The ACA was well intentioned, but executed poorly.
BUT who cares, Cecil the lion is dead!
Yea, the outrage over that is amazing...
People are so stupid, I sometimes have little hope for humanity.
If you want to care about something, how about the thousands of miles of coral reef that China is destroying to build islands in the South China Sea? That is FAR more damaging to the planet than a lion dying.
But no one cares, because they aren't being told to care, because people are idiots and sheep. Which I guess isn't new, but it is sad. :(
The only person who has a remote chance of caring about us is Sanders.
Fixed. He may be a relative fringe candidate, but as the election approaches, so will become Trump.
Germany is powered by coal oil and gas, with a veneer of solar (https://www.energy-charts.de/energy.htm), has some of the dirtiest power around, and it's little bit of solar has made it some of the most expensive power around...
Here's one example: The cost of air pollution in the San Joaquin Valley is more than $1,600 per person per year, or $6 billion to the region's economy, according to the researchers.
Any sufficiently unpopular but cohesive argument is indistinguishable from trolling.
Specifically what are the technological challenges?

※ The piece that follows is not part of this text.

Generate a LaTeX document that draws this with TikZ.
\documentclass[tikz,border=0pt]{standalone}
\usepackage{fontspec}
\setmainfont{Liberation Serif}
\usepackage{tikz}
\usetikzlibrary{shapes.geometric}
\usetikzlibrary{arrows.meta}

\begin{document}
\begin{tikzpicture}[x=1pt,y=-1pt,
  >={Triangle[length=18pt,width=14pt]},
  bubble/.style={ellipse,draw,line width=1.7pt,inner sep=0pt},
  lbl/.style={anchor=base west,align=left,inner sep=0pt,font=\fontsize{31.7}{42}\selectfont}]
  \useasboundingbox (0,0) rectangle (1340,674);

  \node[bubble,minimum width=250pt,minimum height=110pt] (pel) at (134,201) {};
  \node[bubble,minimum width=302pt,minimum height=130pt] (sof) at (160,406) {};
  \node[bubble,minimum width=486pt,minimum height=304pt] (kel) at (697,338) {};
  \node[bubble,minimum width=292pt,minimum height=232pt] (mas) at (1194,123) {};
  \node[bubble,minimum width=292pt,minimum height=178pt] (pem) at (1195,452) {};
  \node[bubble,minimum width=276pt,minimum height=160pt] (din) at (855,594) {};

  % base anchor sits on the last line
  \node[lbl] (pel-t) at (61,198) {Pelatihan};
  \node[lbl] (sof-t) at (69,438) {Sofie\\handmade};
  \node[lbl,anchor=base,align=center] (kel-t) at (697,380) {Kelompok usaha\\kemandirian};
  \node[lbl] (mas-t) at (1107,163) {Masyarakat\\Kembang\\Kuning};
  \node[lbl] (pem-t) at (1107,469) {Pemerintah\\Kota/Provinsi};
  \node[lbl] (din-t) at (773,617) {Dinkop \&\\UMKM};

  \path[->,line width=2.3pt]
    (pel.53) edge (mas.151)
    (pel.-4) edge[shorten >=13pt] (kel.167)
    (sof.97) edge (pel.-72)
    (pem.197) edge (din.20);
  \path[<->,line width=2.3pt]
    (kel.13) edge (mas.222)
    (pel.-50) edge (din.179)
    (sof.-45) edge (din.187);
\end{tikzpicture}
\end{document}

The real challenge is the ability to maintain the stability of the power grid once renewables are increased. In order to maintain the stability of the power grid the amount of energy being produced has to equal the amount of energy being consumed. In other words load has to equal generation, the conservation of energy and physics makes this a requirement.
Now this isn’t an issue when the load is low and generation is high. For the most part generation can be shed and the demand can be meet with little to no impact to consumers. Trouble starts when generation is low and load is high. In this scenario you need to either shed load (making a lot of people angry) or increase generation.

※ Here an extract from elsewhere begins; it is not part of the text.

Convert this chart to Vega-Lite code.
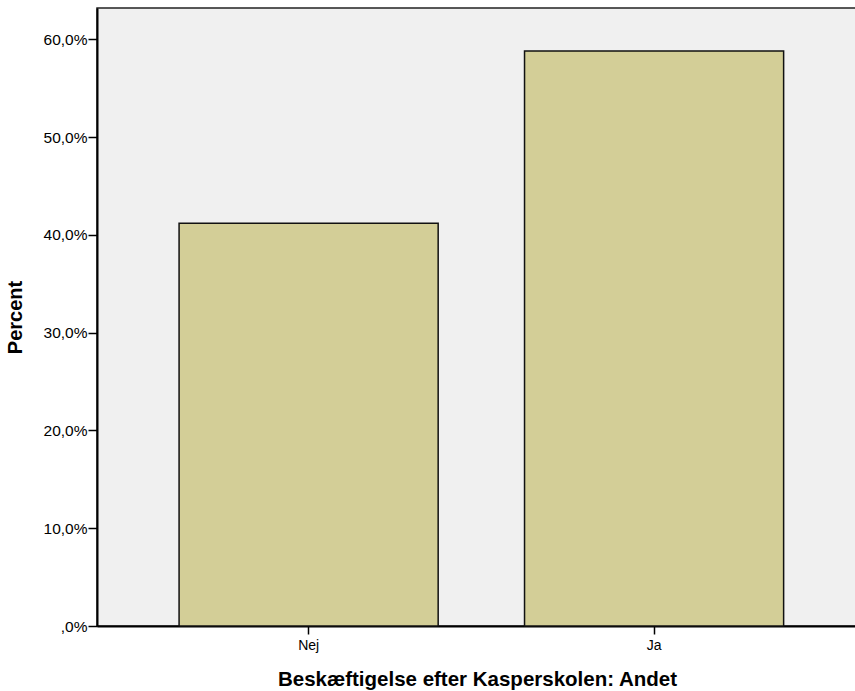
{
  "$schema": "https://vega.github.io/schema/vega-lite/v6.json",
  "autosize": {"type": "none"},
  "padding": {"left": 97, "top": 8, "right": 0, "bottom": 65},
  "width": 760,
  "height": 618,
  "background": "#ffffff",
  "config": {
    "font": "Liberation Sans",
    "view": {"fill": "#f0f0f0", "stroke": "#222222", "strokeWidth": 1.5}
  },
  "data": {
    "values": [
      {"category": "Nej", "percent": 41.2},
      {"category": "Ja", "percent": 58.8}
    ]
  },
  "mark": {"type": "bar", "color": "#d3ce97", "stroke": "#111111", "strokeWidth": 1.5},
  "encoding": {
    "x": {
      "field": "category",
      "type": "nominal",
      "sort": ["Nej", "Ja"],
      "scale": {"paddingInner": 0.25, "paddingOuter": 0.225, "align": 0.528},
      "axis": {
        "title": "Beskæftigelse efter Kasperskolen: Andet",
        "titleFont": "Liberation Sans",
        "titleFontSize": 20.5,
        "titleFontWeight": "bold",
        "titleColor": "#000000",
        "titlePadding": 17,
        "labelAngle": 0,
        "labelFontSize": 14,
        "labelColor": "#000000",
        "labelPadding": 4,
        "tickSize": 8,
        "tickWidth": 1.5,
        "tickColor": "#000000",
        "domainColor": "#000000",
        "domainWidth": 2,
        "grid": false
      }
    },
    "y": {
      "field": "percent",
      "type": "quantitative",
      "scale": {"domain": [0, 63.2], "nice": false},
      "axis": {
        "title": "Percent",
        "titleFontSize": 20,
        "titleFontWeight": "bold",
        "titleColor": "#000000",
        "titlePadding": 18,
        "values": [0, 10, 20, 30, 40, 50, 60],
        "labelExpr": "datum.value == 0 ? ',0%' : replace(format(datum.value, '.1f'), '.', ',') + '%'",
        "labelFontSize": 15.5,
        "labelColor": "#000000",
        "labelPadding": 1,
        "tickSize": 9,
        "tickWidth": 1.5,
        "tickColor": "#000000",
        "domainColor": "#000000",
        "domainWidth": 2,
        "grid": false
      }
    }
  }
}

Right now I don’t believe anyone will argue that we can’t generate enough energy over all with solar and other renewables. The technical challenge with renewables is making the generation consistent enough so that it is always capable of instantly meeting the demands of the power grid (remember load always has to equal generation). On those nights when the wind isn’t blowing where the wind turbines are, utilities will need to find a way to provide that power.

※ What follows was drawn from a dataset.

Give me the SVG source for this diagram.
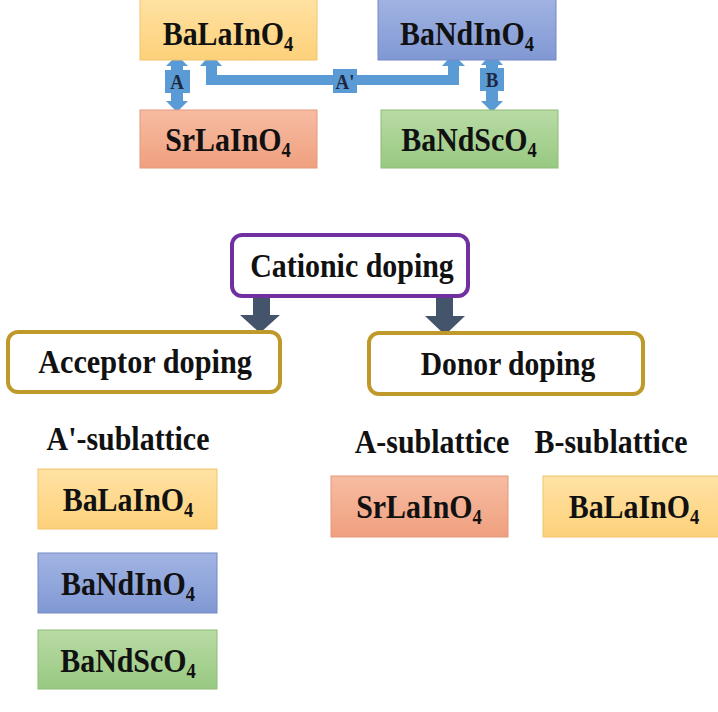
<svg xmlns="http://www.w3.org/2000/svg" width="718" height="712" viewBox="0 0 718 712">
<defs>
<linearGradient id="gY" x1="0" y1="0" x2="0" y2="1"><stop offset="0" stop-color="#FFE2A4"/><stop offset="1" stop-color="#FDD17A"/></linearGradient>
<linearGradient id="gB" x1="0" y1="0" x2="0" y2="1"><stop offset="0" stop-color="#A2B4E3"/><stop offset="1" stop-color="#8098D3"/></linearGradient>
<linearGradient id="gR" x1="0" y1="0" x2="0" y2="1"><stop offset="0" stop-color="#F7BCA3"/><stop offset="1" stop-color="#EFA07E"/></linearGradient>
<linearGradient id="gG" x1="0" y1="0" x2="0" y2="1"><stop offset="0" stop-color="#B9DBA5"/><stop offset="1" stop-color="#98C981"/></linearGradient>
</defs>
<style>
text{font-family:"Liberation Serif","DejaVu Serif",serif;font-weight:bold;fill:#111;text-anchor:middle}
.t{font-size:34px}
.sub{font-size:21px}
.lbl{font-size:21px;fill:#1c2740}
.fy{fill:url(#gY);stroke:#F2C46A;stroke-width:1}
.fb{fill:url(#gB);stroke:#7489C4;stroke-width:1}
.fr{fill:url(#gR);stroke:#E39878;stroke-width:1}
.fg{fill:url(#gG);stroke:#8CBC76;stroke-width:1}
.cat{fill:#fff;stroke:#7030A0;stroke-width:4}
.dop{fill:#fff;stroke:#BF9A2A;stroke-width:4}
.ba{fill:#5B9BD5}
.da{fill:#44546A}
</style>
<g id="connectors">
<path class="ba" d="M177,55 L188,66 L183,66 L183,101 L188,101 L177,112 L166,101 L171,101 L171,66 L166,66 Z"/>
<rect class="ba" x="165" y="70" width="25" height="23"/>
<path class="ba" d="M211,54 L222,66 L217,66 L217,75 L448,75 L448,66 L442,66 L453,54 L465,66 L459,66 L459,85 L206,85 L206,66 L200,66 Z"/>
<rect class="ba" x="333" y="69" width="24" height="24"/>
<path class="ba" d="M492,53 L503,65 L498,65 L498,101 L503,101 L492,112 L481,101 L486,101 L486,65 L481,65 Z"/>
<rect class="ba" x="480" y="68" width="24" height="23"/>
<text class="lbl" transform="translate(177,89) scale(0.9,1)">A</text>
<text class="lbl" transform="translate(345,89) scale(0.9,1)">A'</text>
<text class="lbl" transform="translate(492,87) scale(0.9,1)">B</text>
<path class="da" d="M253,297 L270,297 L270,315 L280,315 L260,333 L240,315 L253,315 Z"/>
<path class="da" d="M436,297 L453,297 L453,316 L465,316 L445,335 L425,316 L436,316 Z"/>
</g>
<g id="top-BaLaInO4"><rect class="fy" x="140" y="-4" width="177" height="64"/><text class="t" transform="translate(228,45) scale(0.88,1)">BaLaInO<tspan class="sub" dy="6">4</tspan></text></g>
<g id="top-BaNdInO4"><rect class="fb" x="378" y="-4" width="178" height="64"/><text class="t" transform="translate(467,45) scale(0.88,1)">BaNdInO<tspan class="sub" dy="6">4</tspan></text></g>
<g id="top-SrLaInO4"><rect class="fr" x="140" y="110" width="177" height="58"/><text class="t" transform="translate(228,151) scale(0.88,1)">SrLaInO<tspan class="sub" dy="6">4</tspan></text></g>
<g id="top-BaNdScO4"><rect class="fg" x="381" y="110" width="177" height="58"/><text class="t" transform="translate(469,151) scale(0.88,1)">BaNdScO<tspan class="sub" dy="6">4</tspan></text></g>
<g id="cationic"><rect class="cat" x="232" y="235" width="236" height="61" rx="10"/><text class="t" transform="translate(352,277) scale(0.88,1)">Cationic doping</text></g>
<g id="acceptor"><rect class="dop" x="8" y="332" width="272" height="60" rx="10"/><text class="t" transform="translate(145,373) scale(0.89,1)">Acceptor doping</text></g>
<g id="donor"><rect class="dop" x="369" y="333" width="274" height="61" rx="10"/><text class="t" transform="translate(508,375) scale(0.87,1)">Donor doping</text></g>
<g id="labels">
<text class="t" transform="translate(128,450) scale(0.88,1)">A'-sublattice</text>
<text class="t" transform="translate(432,453) scale(0.88,1)">A-sublattice</text>
<text class="t" transform="translate(611,453) scale(0.88,1)">B-sublattice</text>
</g>
<g id="acc-BaLaInO4"><rect class="fy" x="38" y="469" width="179" height="60"/><text class="t" transform="translate(128,511) scale(0.88,1)">BaLaInO<tspan class="sub" dy="6">4</tspan></text></g>
<g id="acc-BaNdInO4"><rect class="fb" x="38" y="553" width="179" height="60"/><text class="t" transform="translate(128,595) scale(0.88,1)">BaNdInO<tspan class="sub" dy="6">4</tspan></text></g>
<g id="acc-BaNdScO4"><rect class="fg" x="38" y="630" width="179" height="59"/><text class="t" transform="translate(128,672) scale(0.88,1)">BaNdScO<tspan class="sub" dy="6">4</tspan></text></g>
<g id="don-SrLaInO4"><rect class="fr" x="331" y="476" width="177" height="61"/><text class="t" transform="translate(419,518) scale(0.88,1)">SrLaInO<tspan class="sub" dy="6">4</tspan></text></g>
<g id="don-BaLaInO4"><rect class="fy" x="543" y="476" width="182" height="61"/><text class="t" transform="translate(634,518) scale(0.88,1)">BaLaInO<tspan class="sub" dy="6">4</tspan></text></g>
</svg>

A sensible solution is to develop a method to store excess energy during the time when generation is high than demand. That stored energy could then be used to make up for the low generation when the demand is higher. Unfortunately the development of a large scale energy storage solution has not happened yet. This is a very big technical challenge, ask Germany (considered by many to be the leader in renewable generation) who is presently dealing with this very issue
I guess another solution would be to develop a large enough method of renewable generation that would be available all the time or at least during the times that solar and wind aren’t available.